Le famiglie si ricompongono, Carla Von Ulrich, una delle ultime protagoniste sopravvissute della Trilogia, ha appena il tempo di sospirare pensando a tutto quello che ha dovuto sopportare per arrivare a quel momento. Alla storia pubblica e privata che si è appena conclusa in apoteosi: “siamo ancora qui, dopo tutto quello che è successo”. Grazie a Ken Follett, la commozione dei personaggi abbracciati sotto il Muro che crolla è la stessa dei lettori che l’hanno seguito nella cavalcata fino a questo epilogo. E’ la stessa di tutti coloro che hanno vissuto quel momento reale, il 9 novembre 1989, quando all’improvviso nella notte l’incubo, l’inverno del mondo finì. E per una breve stagione il mondo stesso poté illudersi che tutti gli incubi fossero finalmente finiti.
La storia ha un epilogo altrettanto commovente. Quasi vent’anni dopo, nel 2008, siamo all’ultima pagina con George Jakes, il colored erede di quell’emigrato russo Lev Peskov la cui famiglia ha riassunto nel suo seno il melting pot americano come forse nessun’altra. O come forse tutte le altre. Il deputato Jakes, passato dall’infanzia nei bassifondi di Washington ai banchi del Congresso attraverso l’Alabama dei segregazionisti e le marce di Martin Luther King, piange davanti alla televisione mentre ascolta il discorso con cui Barack Obama proclama la propria vittoria, primo nero ad essere eletto alla Casa Bianca.
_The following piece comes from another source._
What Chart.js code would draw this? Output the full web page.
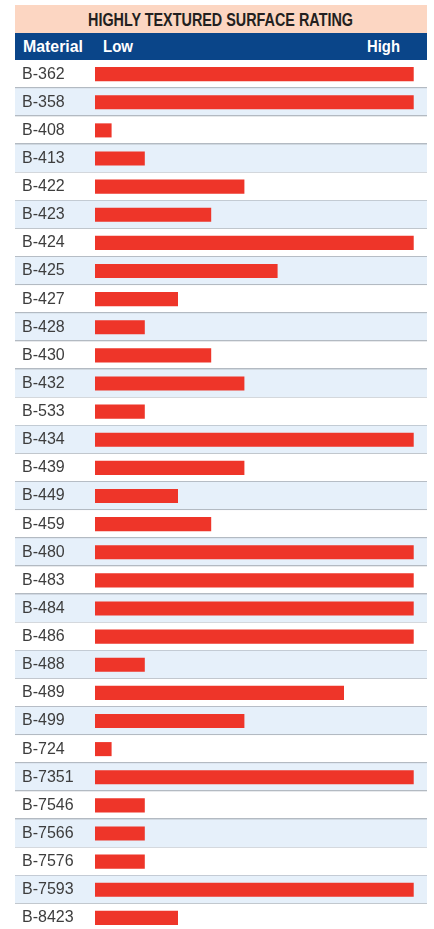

Piange George Jakes al pensiero di tutta la lunga strada fatta da lui, dal suo paese, dal mondo intero per arrivare a quella notte. E chiude la gola per la commozione una volta di più, l’ultima, ai lettori che l’hanno seguito nella cavalcata della Century Trilogy. Così come hanno seguito il Ventesimo secolo attraverso tutta la sua incredibile, impareggiabile storia. Attraverso i giorni dell’eternità.